Peak season demand is further complicated, by massive backlogs of unshipped containers in China and the ISC, with Yantian arguably experiencing the worst backlog, though vessels are also backed up in Shanghai and Ningbo. It would seem the ‘worlds factory’ has broken its despatch bays.
An estimated 14,000 TEU of export containers are stuck at the main Bangladeshi port of Chittagong, owing to the capacity crunch involving feeder vessels and congestion feeding back from global ports, with some containers waiting to ship for up to 30 days.
Equipment shortages, congestion and berthing delays in Chittagong, have forced some carriers to halt or slow bookings from Bangladesh and rates are likely to be impacted by the instability in ports globally.
Lines have not stopped taking bookings from Chittagong, but there is caution, in the absence of confirmation of space allocation on mother vessels at transhipment ports.
All the major shipping lines have very limited space from Indian ports, with waiting period to secure bookings increasing drastically over the past few weeks and contractual bookings not being honoured.
The lines quite simply don’t have the space to meet all their bookings and are either not quoting, are trying to sell space for a premium, or have kept higher rates on selected routes to discourage new bookings.
CMA-CGM has announced the blanking of their Europe Pakistan India Consortium, EPIC and EPIC2, sailings from Western India for week 29, and weeks 28 and 29 respectively.

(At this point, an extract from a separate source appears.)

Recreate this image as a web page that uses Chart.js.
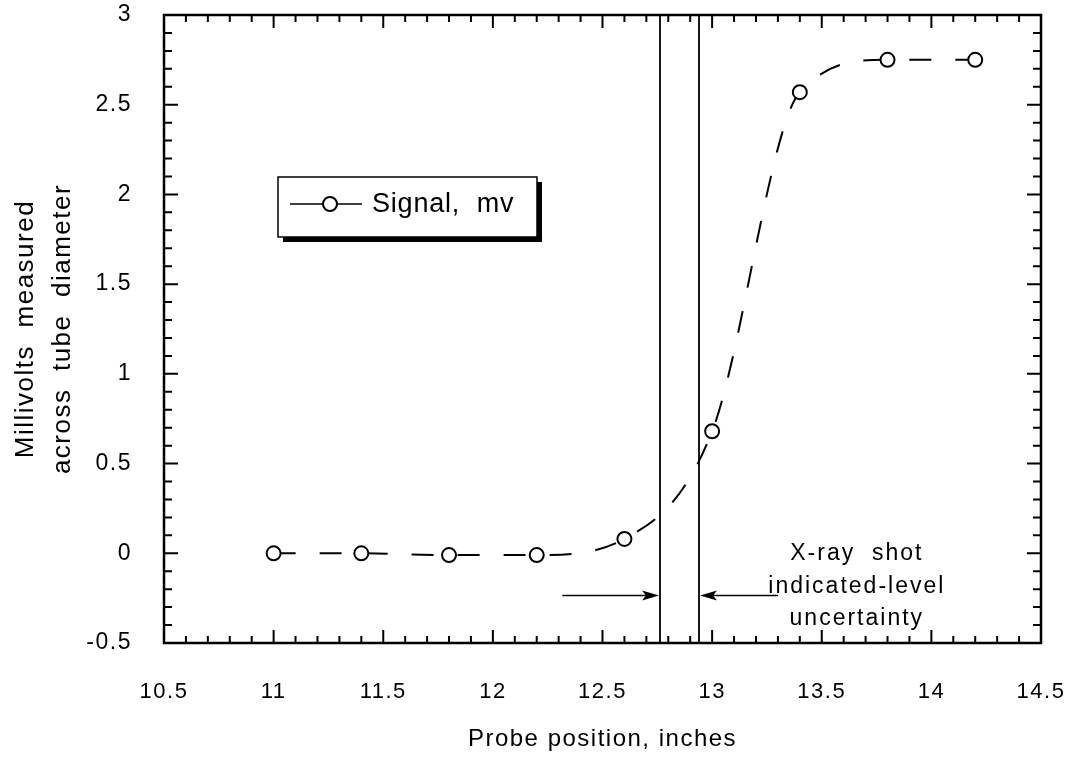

We have worked closely with strategic partner shipping lines for decades and despite our good working relationships and the lines best efforts to support us, we still have to accept some cargo being rolled, and have no choice but to accept blanked sailings, though our commercial team typically find space for rolled, or blanked containers, on the next available vessel.
In a worrying move for the three shipping alliances last week, the Biden administration called for the Federal Maritime Commission to crack down on excessive detention and demurrage charges. The President’s order characterised the ocean freight industry as a highly concentrated, foreign-owned, anticompetitive sector which can disadvantage American exporters and importers.
It is expected this move will be replicated in other countries, as the repercussions of high freight and logistics costs escalate inflation, which now looks unavoidable, filtering into the cost of raw materials, consumer products and throughout the supply chain.
The White House order comes against a backdrop of skyrocketing freight rates, but the World Shipping Council, which represents the carriers, refuted the concept that the rate spike is connected to concentrated market share, noting that all available vessel capacity is deployed, ports are saturated with cargo and importers struggling to turn around containers.
It pointed to recent developments that indicate the functioning of a competitive ocean freight market, like new entrants, new services and massive vessel orders to increase supply.
Last week, the European Commission confirmed that it is “closely monitoring” the shipping industry and is looking into “any scope for intervention that can facilitate return to normal operations.”
Metro negotiate rate and volume agreements with a wide range of carriers across all three alliances, which means we can react quickly to market changes and offer shippers alternative services, in line with their deadlines.
Our fixed validity contracts provide supply chain security and peace of mind, but with space and equipment in such short supply, we recommend a minimum of four weeks visibility and booking window, to secure space on the vessel and get the right equipment positioned.